Puccinia menthae is a fungal plant pathogen that causes rust on mint plants. It was originally found on the leaves of Mentha aquatica.

== Hosts and symptoms ==
Puccinia menthae feeds on plants in the family Lamiaceae. Commonly, there are two groups of mint rust, spearmint rust and peppermint rust. The strain of P. menthae that infects peppermint is not able to infect spearmint plants and the strain that infects spearmint cannot infect peppermint, but both can infect Scotch spearmint. In a study done by Stiles et al., it was found that a P. menthae isolate found on oregano could infect oregano, Greek oregano, and sweet marjoram but could not infect spearmint species. Stiles obtained another rust isolate from spearmint and found it did not infect oregano or related species. This suggests the strains of P. menthae are host specific within the plant family Lamiaceae. More research is required to determine more information regarding the degree host specificity of P. menthae.

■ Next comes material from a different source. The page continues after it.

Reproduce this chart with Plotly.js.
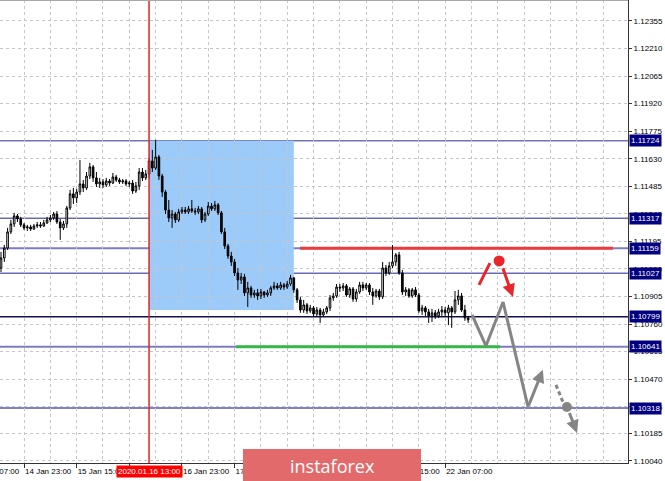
<!DOCTYPE html>
<html><head><meta charset="utf-8">
<script src="https://cdn.plot.ly/plotly-3.0.1.min.js"></script>
<style>html,body{margin:0;padding:0;background:#fff;overflow:hidden}#chart{width:665px;height:481px}</style>
</head><body><div id="chart"></div>
<script>
// EURUSD H1 candles, 14 Jan 16:00 .. 22 Jan 14:00 (bar index, weekend skipped)
const open = [1.11055,1.11108,1.11160,1.11245,1.11287,1.11329,1.11313,1.11282,1.11266,1.11271,
1.11260,1.11276,1.11282,1.11276,1.11292,1.11308,1.11318,1.11339,1.11297,1.11266,
1.11287,1.11371,1.11445,1.11424,1.11455,1.11497,1.11476,1.11539,1.11587,1.11529,
1.11497,1.11508,1.11492,1.11513,1.11502,1.11534,1.11518,1.11508,1.11513,1.11497,
1.11502,1.11460,1.11487,1.11560,1.11529,1.11550,1.11618,1.11581,1.11639,1.11539,
1.11455,1.11360,1.11318,1.11339,1.11308,1.11350,1.11360,1.11350,1.11366,1.11355,
1.11350,1.11366,1.11308,1.11339,1.11381,1.11366,1.11387,1.11345,1.11245,1.11171,
1.11118,1.11087,1.11029,1.10992,1.11008,1.10924,1.10950,1.10913,1.10924,1.10908,
1.10929,1.10913,1.10924,1.10950,1.10961,1.10950,1.10966,1.10955,1.10971,1.11003,
1.10940,1.10887,1.10834,1.10861,1.10829,1.10845,1.10813,1.10834,1.10808,1.10824,
1.10845,1.10898,1.10908,1.10955,1.10950,1.10961,1.10913,1.10945,1.10892,1.10929,
1.10966,1.10950,1.10966,1.10929,1.10908,1.10934,1.10903,1.11055,1.11029,1.11066,
1.11087,1.11124,1.11029,1.10929,1.10940,1.10908,1.10940,1.10913,1.10829,1.10845,
1.10824,1.10803,1.10819,1.10803,1.10824,1.10834,1.10819,1.10845,1.10824,1.10887,
1.10908,1.10834,1.10792];
const high = [1.11140,1.11176,1.11266,1.11308,1.11345,1.11339,1.11324,1.11292,1.11282,1.11282,
1.11287,1.11297,1.11297,1.11308,1.11324,1.11334,1.11350,1.11355,1.11313,1.11303,
1.11381,1.11466,1.11476,1.11471,1.11623,1.11518,1.11560,1.11608,1.11597,1.11560,
1.11529,1.11523,1.11529,1.11523,1.11555,1.11545,1.11529,1.11523,1.11523,1.11513,
1.11518,1.11508,1.11581,1.11581,1.11571,1.11634,1.11676,1.11729,1.11650,1.11550,
1.11466,1.11413,1.11360,1.11350,1.11366,1.11376,1.11376,1.11381,1.11413,1.11371,
1.11381,1.11376,1.11350,1.11402,1.11397,1.11408,1.11397,1.11355,1.11266,1.11182,
1.11140,1.11103,1.11055,1.11029,1.11024,1.10982,1.10961,1.10940,1.10945,1.10945,
1.10934,1.10940,1.10961,1.10982,1.10976,1.10982,1.10976,1.10987,1.11019,1.11008,
1.10950,1.10903,1.10887,1.10871,1.10861,1.10855,1.10850,1.10845,1.10840,1.10855,
1.10913,1.10924,1.10971,1.10971,1.10976,1.10971,1.10955,1.10955,1.10945,1.10982,
1.10982,1.10976,1.10976,1.10950,1.10945,1.10945,1.11087,1.11071,1.11087,1.11176,
1.11134,1.11140,1.11045,1.10955,1.10950,1.10950,1.10955,1.10924,1.10861,1.10855,
1.10840,1.10840,1.10834,1.10840,1.10855,1.10850,1.10861,1.10855,1.10934,1.10940,
1.10924,1.10861,1.10803];
const low = [1.11034,1.11087,1.11150,1.11234,1.11271,1.11297,1.11271,1.11255,1.11250,1.11250,
1.11255,1.11266,1.11266,1.11271,1.11287,1.11297,1.11308,1.11287,1.11203,1.11255,
1.11266,1.11360,1.11392,1.11397,1.11439,1.11455,1.11466,1.11523,1.11508,1.11481,
1.11476,1.11476,1.11481,1.11487,1.11497,1.11508,1.11497,1.11497,1.11487,1.11481,
1.11445,1.11450,1.11466,1.11513,1.11518,1.11529,1.11560,1.11571,1.11518,1.11429,
1.11339,1.11297,1.11266,1.11292,1.11297,1.11339,1.11339,1.11339,1.11345,1.11334,
1.11339,1.11292,1.11297,1.11329,1.11355,1.11355,1.11334,1.11234,1.11155,1.11103,
1.11066,1.11013,1.10940,1.10971,1.10908,1.10850,1.10898,1.10898,1.10887,1.10892,
1.10898,1.10903,1.10908,1.10940,1.10940,1.10940,1.10940,1.10945,1.10961,1.10924,
1.10871,1.10819,1.10819,1.10813,1.10819,1.10798,1.10798,1.10766,1.10798,1.10813,
1.10829,1.10882,1.10898,1.10929,1.10934,1.10903,1.10898,1.10877,1.10877,1.10919,
1.10934,1.10940,1.10913,1.10861,1.10898,1.10887,1.10892,1.11013,1.11019,1.11055,
1.11066,1.11019,1.10913,1.10908,1.10898,1.10898,1.10903,1.10819,1.10808,1.10803,
1.10766,1.10771,1.10787,1.10792,1.10803,1.10798,1.10755,1.10740,1.10813,1.10861,
1.10824,1.10777,1.10766];
const close = [1.11108,1.11160,1.11245,1.11287,1.11329,1.11313,1.11282,1.11266,1.11271,1.11260,
1.11276,1.11282,1.11276,1.11292,1.11308,1.11318,1.11339,1.11297,1.11266,1.11287,
1.11371,1.11445,1.11424,1.11455,1.11497,1.11476,1.11539,1.11587,1.11529,1.11497,
1.11508,1.11492,1.11513,1.11502,1.11534,1.11518,1.11508,1.11513,1.11497,1.11502,
1.11460,1.11487,1.11560,1.11529,1.11550,1.11618,1.11581,1.11639,1.11539,1.11455,
1.11360,1.11318,1.11339,1.11308,1.11350,1.11360,1.11350,1.11366,1.11355,1.11350,
1.11366,1.11308,1.11339,1.11381,1.11366,1.11387,1.11345,1.11245,1.11171,1.11118,
1.11087,1.11029,1.10992,1.11008,1.10924,1.10950,1.10913,1.10924,1.10908,1.10929,
1.10913,1.10924,1.10950,1.10961,1.10950,1.10966,1.10955,1.10971,1.11003,1.10940,
1.10887,1.10834,1.10861,1.10829,1.10845,1.10813,1.10834,1.10808,1.10824,1.10845,
1.10898,1.10908,1.10955,1.10950,1.10961,1.10913,1.10945,1.10892,1.10929,1.10966,
1.10950,1.10966,1.10929,1.10908,1.10934,1.10903,1.11055,1.11029,1.11066,1.11087,
1.11124,1.11029,1.10929,1.10940,1.10908,1.10940,1.10913,1.10829,1.10845,1.10824,
1.10803,1.10819,1.10803,1.10824,1.10834,1.10819,1.10845,1.10824,1.10887,1.10908,
1.10834,1.10792,1.10782];

const xTickBars   = [7, 23, 39, 55, 71, 87, 103, 119, 135];
const xTickLabels = ['14 Jan 23:00','15 Jan 15:00','16 Jan 07:00','16 Jan 23:00','17 Jan 15:00',
                     '20 Jan 07:00','20 Jan 23:00','21 Jan 15:00','22 Jan 07:00'];
const firstLabel = '14 Jan 07:00';
const yTickValues = [1.12355,1.12210,1.12065,1.11920,1.11775,1.11630,1.11485,1.11340,1.11195,
                     1.11050,1.10905,1.10760,1.10615,1.10470,1.10325,1.10185,1.10040];
const yTickLabels = yTickValues.map(v => v.toFixed(5));

const levels      = [1.11724, 1.11317, 1.11159, 1.11027, 1.10799, 1.10641, 1.10318];
const crosshairBar = 45;
const crosshairLabel = '2020.01.16 13:00';
const zoneBars   = [45, 89];
const zonePrices = [1.10834, 1.11724];
const resistanceBars = [90.9, 186];
const resistanceLevel = 1.11159;
const supportBars = [71.4, 151.7];
const supportLevel = 1.10641;
const greyPathBars   = [143.2, 147.4, 152.6, 160.2];
const greyPathPrices = [1.10808, 1.10645, 1.10876, 1.10324];
const greyUpArrow = {fromBar:160.2, fromPrice:1.10324, toBar:164.7, toPrice:1.10519};
const greyDashBars = [168.7, 170.8], greyDashPrices = [1.10440, 1.10350];
const greyDot = {bar:172.0, price:1.10324};
const greyDownArrow = {fromBar:172.6, fromPrice:1.10300, toBar:175.1, toPrice:1.10187};
const redStrokeBars = [145.3, 148.6], redStrokePrices = [1.10966, 1.11081];
const redDot = {bar:151.4, price:1.11092};
const redDownArrow = {fromBar:152.4, fromPrice:1.11062, toBar:155.6, toPrice:1.10903};

const barIndex = open.map((_, i) => i);

const levelStyle = [
  {c:'#2c2c94', w:1}, {c:'#24248e', w:1}, {c:'#7c7cc4', w:2}, {c:'#6a6aba', w:1.5},
  {c:'#12124e', w:1.5}, {c:'#7c7cc4', w:2}, {c:'#8080c6', w:2}
];

const traces = [
  {type:'candlestick', x:barIndex, open:open, high:high, low:low, close:close,
   increasing:{line:{color:'#000', width:1}, fillcolor:'#ffffff'},
   decreasing:{line:{color:'#000', width:1}, fillcolor:'#000000'},
   whiskerwidth:0, hoverinfo:'skip', showlegend:false},
  {type:'scatter', mode:'lines', x:greyPathBars, y:greyPathPrices,
   line:{color:'#858585', width:3}, hoverinfo:'skip'},
  {type:'scatter', mode:'lines', x:greyDashBars, y:greyDashPrices,
   line:{color:'#858585', width:3, dash:'4px,3px'}, hoverinfo:'skip'},
  {type:'scatter', mode:'markers', x:[greyDot.bar], y:[greyDot.price],
   marker:{color:'#858585', size:10}, hoverinfo:'skip'},
  {type:'scatter', mode:'lines', x:redStrokeBars, y:redStrokePrices,
   line:{color:'#e8262b', width:3}, hoverinfo:'skip'},
  {type:'scatter', mode:'markers', x:[redDot.bar], y:[redDot.price],
   marker:{color:'#e8262b', size:11}, hoverinfo:'skip'}
];

const shapes = [];
shapes.push({type:'rect', layer:'below', xref:'x', yref:'y', x0:zoneBars[0], x1:zoneBars[1],
  y0:zonePrices[0], y1:zonePrices[1], fillcolor:'#9ccbfa', line:{width:0}});
levels.forEach((lv, k) => shapes.push({type:'line', layer:'between', xref:'paper', yref:'y',
  x0:0, x1:1, y0:lv, y1:lv, line:{color:levelStyle[k].c, width:levelStyle[k].w}}));
shapes.push({type:'line', layer:'between', xref:'x', yref:'y', x0:resistanceBars[0], x1:resistanceBars[1],
  y0:resistanceLevel, y1:resistanceLevel, line:{color:'#ea3a3e', width:3}});
shapes.push({type:'line', layer:'between', xref:'x', yref:'y', x0:supportBars[0], x1:supportBars[1],
  y0:supportLevel, y1:supportLevel, line:{color:'#35b849', width:3}});
shapes.push({type:'line', layer:'above', xref:'x', yref:'paper', x0:crosshairBar, x1:crosshairBar,
  y0:0, y1:1, line:{color:'#e02424', width:1.5}});
shapes.push({type:'line', layer:'above', xref:'paper', yref:'paper', x0:0, x1:1, y0:1, y1:1,
  line:{color:'#a8a8a8', width:2}});
// watermark
shapes.push({type:'rect', layer:'above', xref:'paper', yref:'paper', x0:0.3869, x1:0.6704,
  y0:-0.07, y1:0.0302, fillcolor:'#e26a6b', line:{width:0}});

const annotations = [];
const lblFont = {family:'Liberation Sans, Arial, sans-serif', size:8, color:'#000'};
annotations.push({xref:'paper', x:-0.0455, xanchor:'left', yref:'paper', y:-0.0194, yanchor:'middle',
  text:firstLabel, showarrow:false, font:lblFont});
annotations.push({xref:'x', x:crosshairBar, xanchor:'center', yref:'paper', y:-0.0194, yanchor:'middle',
  text:crosshairLabel, showarrow:false, bgcolor:'#ff0000', borderpad:1,
  font:{family:'Liberation Sans, Arial, sans-serif', size:8, color:'#fff'}});
levels.forEach(lv => annotations.push({xref:'paper', x:1, xanchor:'left', xshift:1, yref:'y', y:lv,
  yanchor:'middle', text:lv.toFixed(5), showarrow:false, bgcolor:'#000080', borderpad:1,
  font:{family:'Liberation Sans, Arial, sans-serif', size:8, color:'#fff'}}));
function arrow(a, color){
  return {xref:'x', yref:'y', axref:'x', ayref:'y', x:a.toBar, y:a.toPrice, ax:a.fromBar, ay:a.fromPrice,
    text:'', showarrow:true, arrowhead:2, arrowsize:0.85, arrowwidth:3, arrowcolor:color};
}
annotations.push(arrow(greyUpArrow, '#858585'));
annotations.push(arrow(greyDownArrow, '#858585'));
annotations.push(arrow(redDownArrow, '#e8262b'));
annotations.push({xref:'paper', yref:'paper', x:0.5287, y:-0.006, xanchor:'center', yanchor:'middle',
  text:'instaforex', showarrow:false, font:{family:'Open Sans, sans-serif', size:18, color:'#ffffff'}});

const layout = {
  width:665, height:481,
  margin:{l:0, r:37, t:0, b:18, pad:0},
  paper_bgcolor:'#ffffff', plot_bgcolor:'#ffffff',
  showlegend:false,
  font:{family:'Liberation Sans, Arial, sans-serif', size:8, color:'#000'},
  xaxis:{type:'linear', range:[-0.304, 190.58], rangeslider:{visible:false}, fixedrange:true,
    tickmode:'array', tickvals:xTickBars, ticktext:xTickLabels, ticklabelposition:'outside right',
    tickangle:0, automargin:false,
    ticks:'outside', ticklen:4, tickcolor:'#333', tickwidth:1,
    showgrid:true, gridcolor:'#c6c6c6', gridwidth:1, griddash:'dot',
    minor:{tickmode:'linear', tick0:-1, dtick:8, showgrid:true, gridcolor:'#c6c6c6', griddash:'dot', ticks:''},
    showline:true, linecolor:'#333', linewidth:1, zeroline:false},
  yaxis:{side:'right', range:[1.10029, 1.12465], fixedrange:true, automargin:false,
    tickmode:'array', tickvals:yTickValues, ticktext:yTickLabels,
    ticks:'outside', ticklen:3, tickcolor:'#333', tickwidth:1,
    showgrid:true, gridcolor:'#c6c6c6', gridwidth:1, griddash:'dot',
    showline:true, linecolor:'#333', linewidth:1, zeroline:false},
  shapes:shapes, annotations:annotations
};
Plotly.newPlot('chart', traces, layout, {staticPlot:true, displayModeBar:false});
</script></body></html>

In the early stages of the disease, P. menthae creates chlorotic spots on the upper side of the leaves and orange urediospores form blister-like structures on the underside of the leaves. As the season progresses, the spots turn into brown pustules, teliospores, surrounded by a chlorotic halo. Leaves will often drop off the plant. Mature aecial spores develop from spermogonia and cause hypertrophy, twisting, and distortion in young peppermint shoots.

== Disease cycle ==
Puccinia menthae is an autoecious macrocyclic rust. This species of rust has all 4 of the rust spores; teliospores, basidiospores, aeciospores, and urediospores.

Teliospores: Teliospores are produced from May to December on leaves, stems, or rhizomes of mint host. They are ellipsoidal, with slightly projecting caps, slightly constricted at septum and are 22-30 x 17-24 μm. This is the overwintering structure. They require a period of dormancy before they are able to germinate into basidiospores. This period of dormancy needs to be a minimum of 12 days. The teliospores then produce basidiospores under right environmental conditions.

Basidiospores: Basidiospores will infect young mint plants in December and January. They create small red blisters on foliar tissue that are 1–3 mm in diameter. The development of spermogonia and aecia requires warmer temperatures ~20 °C and greatly inhibited by colder temperatures. Basidiospores produce aeciospores.

Aeciospores: These spores are spheroidal or ellipsoidal, 18-28 μm in diameter. The heaviest production of aeciospores occurs during March and April. The incubation period required to produce urediospores varies around 15 days in greenhouse conditions and in field conditions the incubation period was longer with more variability. Initial spread of aeciospores is limited to a few feet. Aeciospores produce urediospores.

Urediospores: Urediospores are ellipsoidal or obovoidal, 22-26 x 18-22 μm. These spores are released starting in April and May and are unable to overwinter in the field. Moisture heavily influences this stage of the life cycle as high humidity confers an infection of urediospores. Urediospores germinate and form haustoria that penetrates into the leaves. Urediospore sori is produced on the undersides of the host leaves and are protected from solar radiation. Urediospores are capable of germinating over a range of 5- 30 °C with the optimal temperature of ~20 °C. P. menthae germ-tube penetration has an optimum temperature range of 10-20 °C. Urediospores lead to the production of teliospores.

== Importance ==
Mint rust can result in significant reduction in the agricultural yield of different species of mint, including peppermint, spearmint, scotch mint, and Japanese field mint. P. menthae infection of spearmint crop can result a 70% yield loss. Mint production is part of the economy in many communities all over the world. A significant reduction in yield can result in a loss of income for mint growers.

In Wisconsin 86% of the peppermint growers and 90% of the spearmint growers reported a problem with mint rust.